I slowly peer around the side of the hood to see a eye...a head...a body...THE WHOLE BIRD!!!!!

In a flash of grey, that bird flew in a wide arc through my kitchen and out the kitchen window. El Portero immediately shut the window, and we celebrated. Okay, so the celebration was many "muchas gracias" outwardly with big smiles, but on the inside I was totally doing a happy-dance. I didn't want to scare the man into never helping me again.

Finally the bird is free and I thank el Portero like a broken record until he leaves to go back to the gate. I go in to tell Señor CC that all is well and the bird is gone. He is slightly oblivious to the whole ordeal because, as mentioned, he is working. He is happy that the bird is gone, if for no other reason than the fact that we can now allow the dog to go in there again with the guarantee that we will not be subjected to adamant '' barking.

ChewyChomp, on the other hand, has been anxiously awaiting my return from the kitchen-of-doom and immediately rushes in there to stare and shake in excitement at the hood to the stove. I told him the bird was gone, but he

In fact, the first thing he did for the next week and a half was to go in the kitchen and stare down the stove in this 'I dare you' kind of get him, Cooper, get that bird.

And now? NOW? No more birds making any sounds in the duct-work in, around, or near the kitchen. Occasionally we hear them from the fireplace, but that is directly open to the air above, so no problems there.


Yes, there IS one of those.

Do you recall how I ended the first part of my story? If not, go read the ending; I'll wait.

I failed to tell you, in the first part, about how after I took the six (SIX!) screws out of that tiny piece of plastic so that the poor bird could poke his big old head through (so that consequently I COULD SEE IT! and Señor CC Could Not See It! so he scared the hoo-haa out of el pájaro by tapping on the plastic, which caused great amounts of flapping-and-climbing-like-life-is-about-to-end noises from the bird) I also took about 6 screws out of the cylindrical casement around the fan. The round part was split right down the middle, and I was hoping that if I took the screws out, then one of us could pull the pieces apart far enough that the bird would either push through or fall through and therefore escape (yes, I now realize this was silly because as long as we were there, that bird was NOT coming near us, but I was in-the-moment, people!).

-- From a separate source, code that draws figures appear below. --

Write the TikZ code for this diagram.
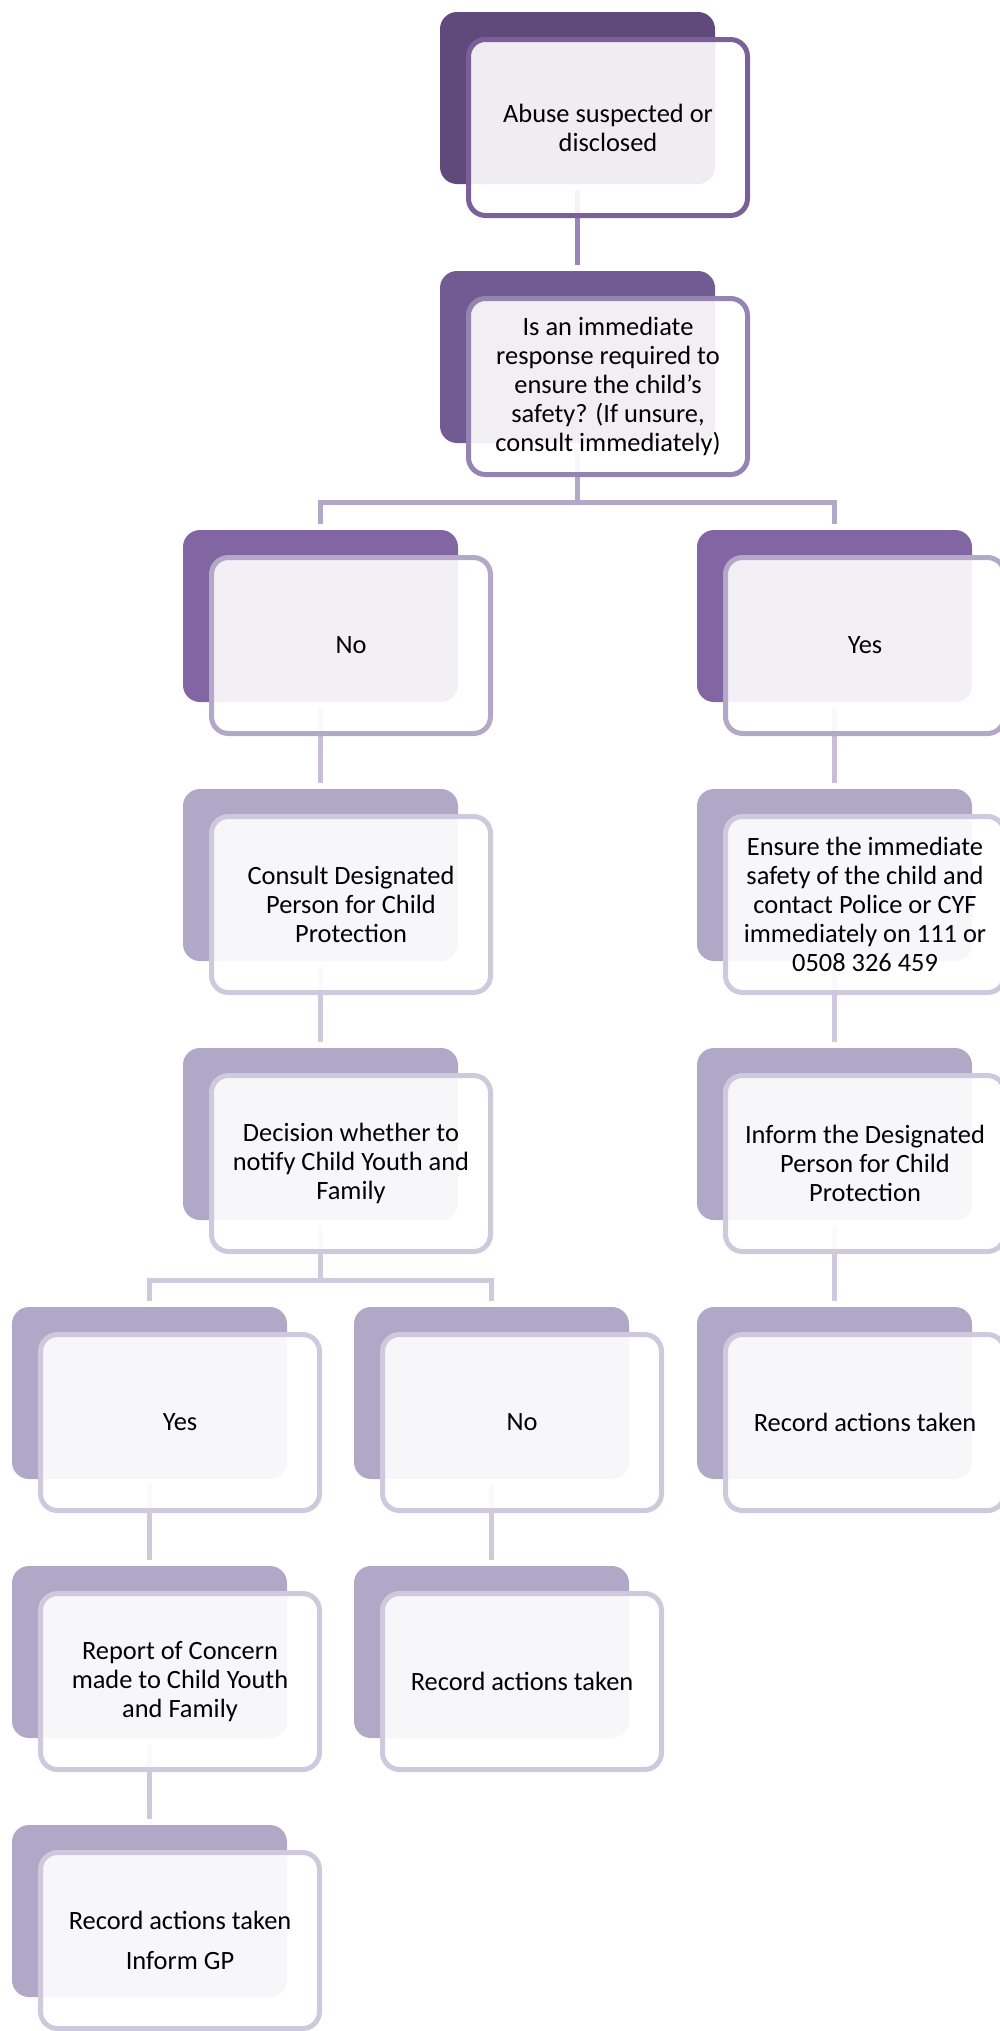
\documentclass[tikz,border=0pt]{standalone}
\usepackage{fontspec}
\setmainfont{Carlito}
\usetikzlibrary{calc}
\definecolor{bk0}{HTML}{604A7B}
\definecolor{bk1}{HTML}{725A92}
\definecolor{bk2}{HTML}{8266A3}
\definecolor{bk3}{HTML}{B1A7C6}
\definecolor{fr0}{HTML}{7A5F9B}
\definecolor{fr1}{HTML}{9583B3}
\definecolor{fr2}{HTML}{B4A8C9}
\definecolor{fr3}{HTML}{D0C8DC}
\definecolor{cn0}{HTML}{9884B5}
\definecolor{cn1}{HTML}{B4A8C9}
\definecolor{cn2}{HTML}{C8BED7}
\definecolor{cn3}{HTML}{D0C8DC}
\tikzset{
  backbox/.style={rectangle, rounded corners=8.5pt, minimum width=137.5pt, minimum height=86pt,
    inner sep=0pt, outer sep=0pt, anchor=north west, draw=none},
  frontbox/.style={rectangle, rounded corners=8.5pt, minimum width=139.5pt, minimum height=88pt,
    inner sep=0pt, outer sep=0pt, line width=2.5pt, fill=white, fill opacity=0.9, text opacity=1,
    align=center, font=\fontsize{13.2pt}{14.5pt}\selectfont, anchor=north west},
  conn/.style={line width=2.5pt}
}
\newcommand\backat[4]{\node[backbox, fill=#4] (b#1) at (#2,#3) {};}
\newcommand\frontat[5]{\node[frontbox, draw=#4] (f#1) at ($(#2,#3)+(28.5,27.5)$) {#5};}
\begin{document}
\begin{tikzpicture}[x=0.5pt,y=-0.5pt]
\useasboundingbox (0,0) rectangle (1000,2031);
\clip (0,0) rectangle (1000,2031);
% back boxes
\backat{D0}{440}{12}{bk0}
\backat{D1}{440}{271}{bk1}
\backat{C2}{183}{530}{bk2}
\backat{E2}{697}{530}{bk2}
\backat{C3}{183}{789}{bk3}
\backat{E3}{697}{789}{bk3}
\backat{C4}{183}{1048}{bk3}
\backat{E4}{697}{1048}{bk3}
\backat{A5}{12}{1307}{bk3}
\backat{B5}{354}{1307}{bk3}
\backat{E5}{697}{1307}{bk3}
\backat{A6}{12}{1566}{bk3}
\backat{B6}{354}{1566}{bk3}
\backat{A7}{12}{1825}{bk3}
% connectors
\draw[conn, draw=cn0] ([yshift=-3pt]bD0.south) -- ([yshift=3pt]bD1.north);
\coordinate (s1) at (577.5,502);
\draw[conn, draw=cn1] ([yshift=-3pt]bD1.south) -- (s1);
\draw[conn, draw=cn1] ([yshift=3pt]bC2.north) |- (s1) -| ([yshift=3pt]bE2.north);
\draw[conn, draw=cn2] ([yshift=-3pt]bC2.south) -- ([yshift=3pt]bC3.north);
\draw[conn, draw=cn2] ([yshift=-3pt]bE2.south) -- ([yshift=3pt]bE3.north);
\draw[conn, draw=cn3] ([yshift=-3pt]bC3.south) -- ([yshift=3pt]bC4.north);
\draw[conn, draw=cn3] ([yshift=-3pt]bE3.south) -- ([yshift=3pt]bE4.north);
\draw[conn, draw=cn3] ([yshift=-3pt]bE4.south) -- ([yshift=3pt]bE5.north);
\coordinate (s2) at (320.5,1280);
\draw[conn, draw=cn3] ([yshift=-3pt]bC4.south) -- (s2);
\draw[conn, draw=cn3] ([yshift=3pt]bA5.north) |- (s2) -| ([yshift=3pt]bB5.north);
\draw[conn, draw=cn3] ([yshift=-3pt]bA5.south) -- ([yshift=3pt]bA6.north);
\draw[conn, draw=cn3] ([yshift=-3pt]bA6.south) -- ([yshift=3pt]bA7.north);
\draw[conn, draw=cn3] ([yshift=-3pt]bB5.south) -- ([yshift=3pt]bB6.north);
% front boxes
\frontat{D0}{440}{12}{fr0}{Abuse suspected or\\disclosed}
\frontat{D1}{440}{271}{fr1}{Is an immediate\\response required to\\ensure the child’s\\safety? (If unsure,\\consult immediately)}
\frontat{C2}{183}{530}{fr2}{No}
\frontat{E2}{697}{530}{fr2}{Yes}
\frontat{C3}{183}{789}{fr3}{Consult Designated\\Person for Child\\Protection}
\frontat{E3}{697}{789}{fr3}{Ensure the immediate\\safety of the child and\\contact Police or CYF\\immediately on 111 or\\0508 326 459}
\frontat{C4}{183}{1048}{fr3}{Decision whether to\\notify Child Youth and\\Family}
\frontat{E4}{697}{1048}{fr3}{Inform the Designated\\Person for Child\\Protection}
\frontat{A5}{12}{1307}{fr3}{Yes}
\frontat{B5}{354}{1307}{fr3}{No}
\frontat{E5}{697}{1307}{fr3}{Record actions taken}
\frontat{A6}{12}{1566}{fr3}{Report of Concern\\made to Child Youth\\and Family}
\frontat{B6}{354}{1566}{fr3}{Record actions taken}
\frontat{A7}{12}{1825}{fr3}{Record actions taken\\[5.5pt]Inform GP}
\end{tikzpicture}
\end{document}
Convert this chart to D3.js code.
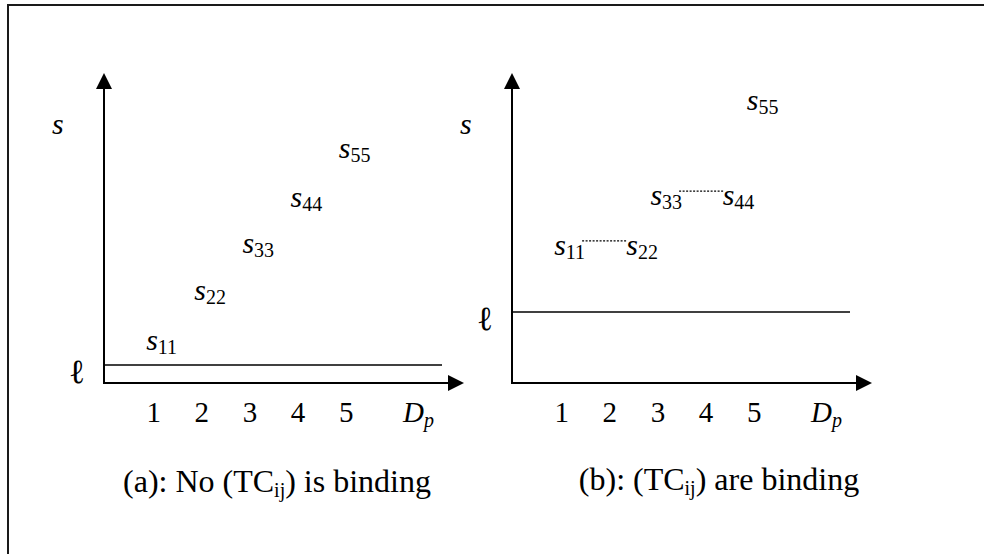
<!doctype html>
<html>

<head>
    <meta charset="utf-8">
    <title>Binding constraints</title>
    <style>
        body { margin: 0; background: #fff; }
        svg { display: block; font-family: "Liberation Serif", "Times New Roman", serif; }
    </style>
</head>

<body>
    <svg width="984" height="554"></svg>
    <script src="https://cdn.jsdelivr.net/npm/d3@7"></script>
    <script>
    // tick labels on the D_p axis
    var ticks = [1, 2, 3, 4, 5];

    // panel (a): no constraint binding
    var labelsA = ["11", "22", "33", "44", "55"];
    var posA = [1, 2, 3, 4, 5];
    var levelA = [1.06, 2.68, 4.19, 5.68, 7.26];
    var ellA = 0.58;
    var pairsA = [];

    // panel (b): constraints binding, pairs share the same level
    var labelsB = ["11", "22", "33", "44", "55"];
    var posB = [1, 2.5, 3, 4.5, 5];
    var levelB = [4.13, 4.13, 5.74, 5.74, 8.81];
    var ellB = 2.29;
    var pairsB = [[0, 1], [2, 3]];

    var width = 984;
    var height = 554;
    var originY = 383;

    var svg = d3.select("svg")
        .attr("width", width)
        .attr("height", height);

    // frame: only the top and left edges show in the crop
    svg.append("path")
        .attr("d", "M8," + height + "V5H" + width)
        .attr("fill", "none")
        .attr("stroke", "#1a1a1a")
        .attr("stroke-width", 2);

    function drawPanel(opt) {
        var x0 = opt.x0;

        var x = d3.scaleLinear()
            .domain([0, 7])
            .range([x0 + 1, x0 + 1 + 337]);

        var y = d3.scaleLinear()
            .domain([0, 10])
            .range([originY, originY - 310]);

        var g = svg.append("g");

        // x axis, only used for the numbers under it
        var xAxis = d3.axisBottom(x)
            .tickValues(ticks)
            .tickSize(0)
            .tickFormat(d3.format("d"));

        var ax = g.append("g")
            .attr("transform", "translate(0," + originY + ")")
            .call(xAxis);
        ax.select(".domain").remove();
        ax.selectAll("text")
            .attr("y", 39)
            .attr("dy", null)
            .attr("fill", "#000")
            .style("font-family", "Liberation Serif, Times New Roman, serif")
            .style("font-size", "29px");

        // D_p label
        var dp = g.append("text")
            .attr("x", x0 + 299)
            .attr("y", originY + 39)
            .style("font-size", "29px")
            .style("font-style", "italic");
        dp.append("tspan").text("D");
        dp.append("tspan").attr("dy", 5).style("font-size", "20px").text("p");

        // axis lines with arrow heads
        var tipX = x0 + 360;
        var tipY = y(10);
        g.append("line")
            .attr("x1", x0 - 1).attr("y1", originY)
            .attr("x2", tipX - 14).attr("y2", originY)
            .attr("stroke", "#000").attr("stroke-width", 2);
        g.append("line")
            .attr("x1", x0).attr("y1", originY + 1)
            .attr("x2", x0).attr("y2", tipY + 14)
            .attr("stroke", "#000").attr("stroke-width", 2);
        g.append("path")
            .attr("d", "M" + tipX + "," + originY + "l-16,-8v16z")
            .attr("fill", "#000");
        g.append("path")
            .attr("d", "M" + x0 + "," + tipY + "l-8,16h16z")
            .attr("fill", "#000");

        // axis name s
        g.append("text")
            .attr("x", x0 - 52)
            .attr("y", 134)
            .style("font-size", "30px")
            .style("font-style", "italic")
            .text("s");

        // lower bound line l
        g.append("line")
            .attr("x1", x(0) - 1).attr("x2", x(7))
            .attr("y1", y(opt.ell)).attr("y2", y(opt.ell))
            .attr("stroke", "#000").attr("stroke-width", 1.6);
        g.append("text")
            .attr("x", x0 - 27)
            .attr("y", y(opt.ell) + 18)
            .attr("text-anchor", "middle")
            .style("font-size", "34px")
            .text("\u2113");

        // the s_ii labels
        var labels = g.selectAll("text.sii")
            .data(opt.labels)
            .enter().append("text")
            .attr("class", "sii")
            .attr("x", function(d, i) { return x(opt.pos[i]) - 7; })
            .attr("y", function(d, i) { return y(opt.level[i]); });
        labels.append("tspan")
            .style("font-size", "30px")
            .style("font-style", "italic")
            .text("s");
        labels.append("tspan")
            .attr("dy", 4)
            .style("font-size", "20px")
            .text(function(d) { return d; });

        // dotted links between labels that sit on one level
        var nodes = labels.nodes();
        opt.pairs.forEach(function(p) {
            var a = nodes[p[0]].getBBox();
            var b = nodes[p[1]].getBBox();
            var ly = y(opt.level[p[0]]) - 14;
            g.append("line")
                .attr("x1", a.x + a.width - 3).attr("x2", b.x + 1)
                .attr("y1", ly).attr("y2", ly)
                .attr("stroke", "#000")
                .attr("stroke-width", 1.3)
                .attr("stroke-dasharray", "2,1.5");
        });

        // caption
        var cap = g.append("text")
            .attr("x", opt.capX)
            .attr("y", opt.capY)
            .attr("text-anchor", "middle")
            .style("font-size", "32px");
        cap.append("tspan").text(opt.caption[0]);
        cap.append("tspan").attr("dy", 5).style("font-size", "20px").text("ij");
        cap.append("tspan").attr("dy", -5).text(opt.caption[1]);
    }

    drawPanel({
        x0: 104, labels: labelsA, pos: posA, level: levelA, ell: ellA, pairs: pairsA,
        capX: 277, capY: 492, caption: ["(a): No (TC", ") is binding"]
    });

    drawPanel({
        x0: 512, labels: labelsB, pos: posB, level: levelB, ell: ellB, pairs: pairsB,
        capX: 719, capY: 490, caption: ["(b): (TC", ") are binding"]
    });
    </script>
</body>

</html>
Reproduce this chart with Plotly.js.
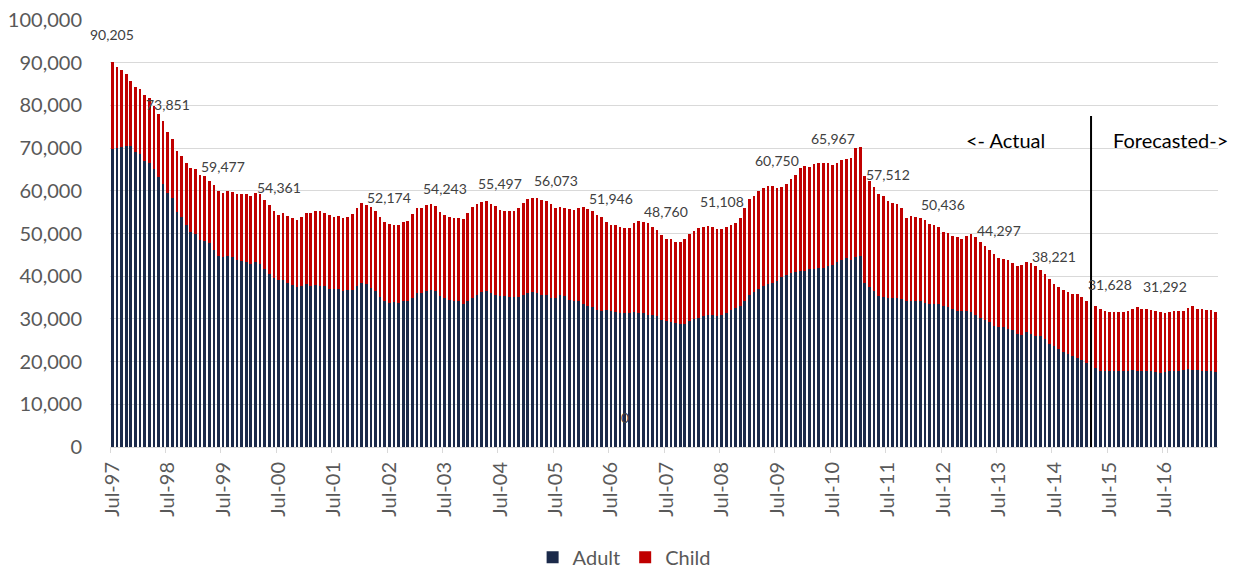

Regardless, I took them out and could only open it a tiny bit, me with the wimpy arms and all. I enlisted the help of Señor CC and his arms-so-strong to pull the thing apart, and well...he did...but...

I have never seen anyone jump across a room that far, that fast IN!MY!LIFE!

You see, as he opened it up, he exclaimed that "HE IS RIGHT THERE!" and at the same time jumped back(read: flew across the room in a blur). I would have too, because at the time we had heard the bird go UP, UP, UP into the ceiling! A surprise, indeed.

We convinced ourselves that it couldn't be OUR bird, and Señor CC began prying it apart that I could see...and oh, yes, there was (still is) something there...

and oh, yes, it has (had?) feathers...

and OH! YES!! IT IS A DEAD! DEAD! DEAD! BIRD!!!!!!!!!!!


It is SO dead, that it does not smell at all. In fact, we are now quite certain that some other bird experienced what our bird went through, except without the people there to open the escape hatch. So, EW!

Now we get to deal with that one. Mmm, Mmm.

It makes me wonder...what was our bird thinking? Every time he fell down in there, he most likely stepped on his dead relative. Talk about freaky! Our kitchen must have seemed like some sort of end-of-the-bird-world realm where bad birds are subjected to psychological fowl-fare. After hearing his story I bet the F-I-C's gave him some sort of heroic POW award for his ordeal.

I can only hope that they aren't planning a rescue mission; they will be sorely disappointed.